▶ _Exercise details_:
Exactly the lines from the first line of the records to the line holding "30, interval: 5" should be duplicated, and nothing more; pictures stay out.

▶ _Entries_:
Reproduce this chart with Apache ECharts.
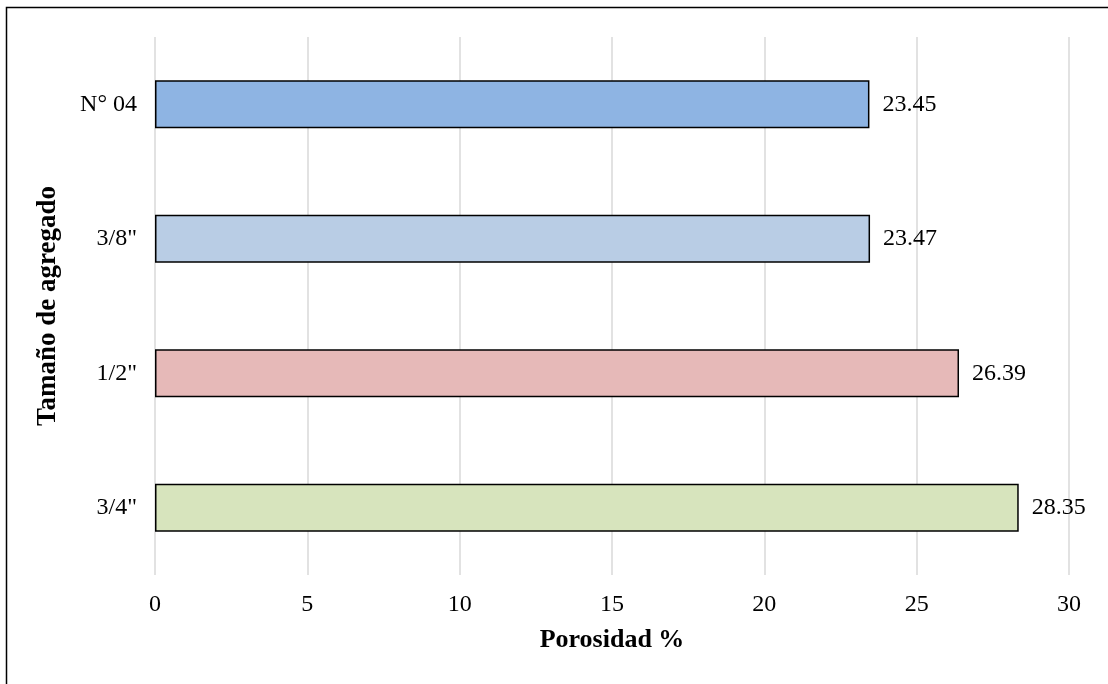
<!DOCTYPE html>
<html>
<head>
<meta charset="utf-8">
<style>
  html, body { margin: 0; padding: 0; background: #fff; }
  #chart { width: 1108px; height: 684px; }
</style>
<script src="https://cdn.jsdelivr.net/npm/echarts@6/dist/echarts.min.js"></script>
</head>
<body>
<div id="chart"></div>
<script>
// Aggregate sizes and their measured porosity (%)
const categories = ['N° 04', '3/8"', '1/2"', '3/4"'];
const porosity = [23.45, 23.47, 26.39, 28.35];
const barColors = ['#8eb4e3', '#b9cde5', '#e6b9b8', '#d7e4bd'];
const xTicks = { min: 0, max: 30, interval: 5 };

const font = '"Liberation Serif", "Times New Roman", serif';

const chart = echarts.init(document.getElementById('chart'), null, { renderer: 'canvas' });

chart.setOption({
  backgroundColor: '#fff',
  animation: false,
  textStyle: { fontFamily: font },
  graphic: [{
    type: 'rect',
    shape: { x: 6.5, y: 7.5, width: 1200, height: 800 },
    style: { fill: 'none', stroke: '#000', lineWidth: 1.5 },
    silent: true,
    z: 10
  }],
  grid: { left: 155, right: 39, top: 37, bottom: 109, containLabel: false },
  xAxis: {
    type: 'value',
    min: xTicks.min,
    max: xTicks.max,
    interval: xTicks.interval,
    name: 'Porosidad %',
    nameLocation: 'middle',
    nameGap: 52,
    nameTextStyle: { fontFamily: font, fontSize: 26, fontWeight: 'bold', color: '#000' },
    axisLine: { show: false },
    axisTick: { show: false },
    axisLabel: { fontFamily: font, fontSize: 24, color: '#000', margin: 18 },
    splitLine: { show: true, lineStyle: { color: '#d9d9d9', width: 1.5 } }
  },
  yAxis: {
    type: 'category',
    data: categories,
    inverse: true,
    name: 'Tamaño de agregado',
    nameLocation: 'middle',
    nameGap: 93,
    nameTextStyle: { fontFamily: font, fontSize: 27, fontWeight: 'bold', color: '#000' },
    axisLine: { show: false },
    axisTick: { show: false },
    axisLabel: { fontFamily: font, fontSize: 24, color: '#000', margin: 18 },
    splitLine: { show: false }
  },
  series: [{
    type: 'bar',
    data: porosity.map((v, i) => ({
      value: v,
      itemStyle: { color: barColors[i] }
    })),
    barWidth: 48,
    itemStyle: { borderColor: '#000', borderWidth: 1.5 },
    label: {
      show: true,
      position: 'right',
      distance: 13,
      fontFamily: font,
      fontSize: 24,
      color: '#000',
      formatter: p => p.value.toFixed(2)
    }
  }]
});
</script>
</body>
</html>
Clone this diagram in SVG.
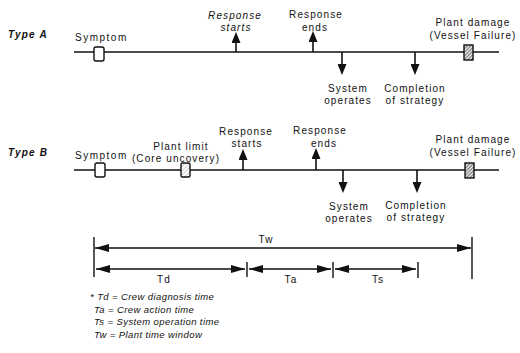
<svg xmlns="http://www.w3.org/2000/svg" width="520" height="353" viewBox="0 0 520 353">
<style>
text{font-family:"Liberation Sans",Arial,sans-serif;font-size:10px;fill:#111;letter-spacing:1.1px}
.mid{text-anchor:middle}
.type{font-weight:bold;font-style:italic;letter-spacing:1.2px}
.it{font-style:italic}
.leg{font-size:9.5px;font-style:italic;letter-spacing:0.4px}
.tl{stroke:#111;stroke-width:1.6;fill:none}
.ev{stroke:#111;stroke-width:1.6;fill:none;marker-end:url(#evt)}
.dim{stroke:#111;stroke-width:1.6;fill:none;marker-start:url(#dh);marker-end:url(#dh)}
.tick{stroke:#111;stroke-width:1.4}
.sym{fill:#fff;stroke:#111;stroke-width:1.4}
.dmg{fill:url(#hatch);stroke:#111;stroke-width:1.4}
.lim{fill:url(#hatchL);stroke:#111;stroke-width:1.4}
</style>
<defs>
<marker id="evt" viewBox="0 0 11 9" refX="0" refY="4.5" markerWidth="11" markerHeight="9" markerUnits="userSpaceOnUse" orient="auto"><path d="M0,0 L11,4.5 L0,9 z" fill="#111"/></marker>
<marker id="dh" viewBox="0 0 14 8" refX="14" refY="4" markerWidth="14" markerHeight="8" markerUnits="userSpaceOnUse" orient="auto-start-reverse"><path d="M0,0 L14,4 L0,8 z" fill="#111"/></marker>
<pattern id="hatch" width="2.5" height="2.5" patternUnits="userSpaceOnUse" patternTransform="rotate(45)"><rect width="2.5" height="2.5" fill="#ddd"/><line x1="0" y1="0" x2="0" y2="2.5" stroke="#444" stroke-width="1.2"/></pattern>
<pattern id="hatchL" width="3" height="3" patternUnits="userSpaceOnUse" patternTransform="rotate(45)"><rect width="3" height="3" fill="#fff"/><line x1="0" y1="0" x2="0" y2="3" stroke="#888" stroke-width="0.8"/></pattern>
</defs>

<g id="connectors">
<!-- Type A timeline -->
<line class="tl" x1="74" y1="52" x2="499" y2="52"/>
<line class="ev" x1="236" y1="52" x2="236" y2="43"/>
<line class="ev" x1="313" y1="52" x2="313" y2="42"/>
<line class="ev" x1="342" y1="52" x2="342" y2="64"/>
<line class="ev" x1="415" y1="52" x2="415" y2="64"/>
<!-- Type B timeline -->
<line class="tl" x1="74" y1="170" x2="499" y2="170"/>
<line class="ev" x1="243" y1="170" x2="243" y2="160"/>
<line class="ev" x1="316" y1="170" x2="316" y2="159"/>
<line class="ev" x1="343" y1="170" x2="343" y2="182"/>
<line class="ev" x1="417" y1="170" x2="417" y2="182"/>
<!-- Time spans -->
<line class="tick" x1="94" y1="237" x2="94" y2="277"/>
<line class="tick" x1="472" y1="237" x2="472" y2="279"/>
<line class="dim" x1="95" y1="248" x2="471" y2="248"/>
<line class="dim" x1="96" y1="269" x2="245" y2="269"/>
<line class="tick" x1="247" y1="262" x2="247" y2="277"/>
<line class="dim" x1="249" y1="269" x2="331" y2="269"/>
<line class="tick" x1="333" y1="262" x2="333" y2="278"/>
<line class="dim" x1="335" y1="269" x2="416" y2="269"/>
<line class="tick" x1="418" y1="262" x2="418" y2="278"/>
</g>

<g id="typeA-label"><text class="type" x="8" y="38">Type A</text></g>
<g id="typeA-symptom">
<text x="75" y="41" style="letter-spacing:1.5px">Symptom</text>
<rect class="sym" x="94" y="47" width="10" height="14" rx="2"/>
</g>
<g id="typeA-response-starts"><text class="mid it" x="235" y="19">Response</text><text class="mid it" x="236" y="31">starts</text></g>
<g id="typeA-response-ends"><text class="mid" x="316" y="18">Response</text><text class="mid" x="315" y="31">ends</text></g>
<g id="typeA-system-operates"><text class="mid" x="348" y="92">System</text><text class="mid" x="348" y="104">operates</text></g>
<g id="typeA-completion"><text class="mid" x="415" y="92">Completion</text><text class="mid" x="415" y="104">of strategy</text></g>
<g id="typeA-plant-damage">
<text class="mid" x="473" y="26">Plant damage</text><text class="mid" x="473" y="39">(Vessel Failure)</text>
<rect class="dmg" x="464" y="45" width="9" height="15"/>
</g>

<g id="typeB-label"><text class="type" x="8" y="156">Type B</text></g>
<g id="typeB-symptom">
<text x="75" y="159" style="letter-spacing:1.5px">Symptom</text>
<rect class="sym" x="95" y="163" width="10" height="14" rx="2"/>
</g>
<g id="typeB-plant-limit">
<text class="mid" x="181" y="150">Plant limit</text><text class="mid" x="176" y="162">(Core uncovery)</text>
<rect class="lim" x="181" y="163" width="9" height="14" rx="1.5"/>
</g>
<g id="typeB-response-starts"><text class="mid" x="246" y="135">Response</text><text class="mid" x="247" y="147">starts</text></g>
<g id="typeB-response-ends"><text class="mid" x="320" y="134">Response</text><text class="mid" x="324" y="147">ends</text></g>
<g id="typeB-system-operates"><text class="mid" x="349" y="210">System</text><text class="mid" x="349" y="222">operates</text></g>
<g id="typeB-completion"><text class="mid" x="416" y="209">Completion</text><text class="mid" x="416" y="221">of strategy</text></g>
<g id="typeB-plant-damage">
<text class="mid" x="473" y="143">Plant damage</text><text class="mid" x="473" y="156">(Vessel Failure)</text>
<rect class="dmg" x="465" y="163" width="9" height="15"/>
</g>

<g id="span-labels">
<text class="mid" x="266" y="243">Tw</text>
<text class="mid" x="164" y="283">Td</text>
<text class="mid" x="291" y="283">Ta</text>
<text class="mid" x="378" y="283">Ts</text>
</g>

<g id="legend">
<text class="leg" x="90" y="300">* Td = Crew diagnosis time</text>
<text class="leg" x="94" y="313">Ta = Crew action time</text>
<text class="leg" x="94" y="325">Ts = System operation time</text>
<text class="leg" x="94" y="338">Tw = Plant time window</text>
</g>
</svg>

▶ _Result_:
Reproduce this chart with Apache ECharts.
<!DOCTYPE html>
<html>
<head>
<meta charset="utf-8">
<style>
  html, body { margin: 0; padding: 0; background: #fff; }
  #chart { width: 1108px; height: 684px; }
</style>
<script src="https://cdn.jsdelivr.net/npm/echarts@6/dist/echarts.min.js"></script>
</head>
<body>
<div id="chart"></div>
<script>
// Aggregate sizes and their measured porosity (%)
const categories = ['N° 04', '3/8"', '1/2"', '3/4"'];
const porosity = [23.45, 23.47, 26.39, 28.35];
const barColors = ['#8eb4e3', '#b9cde5', '#e6b9b8', '#d7e4bd'];
const xTicks = { min: 0, max: 30, interval: 5 };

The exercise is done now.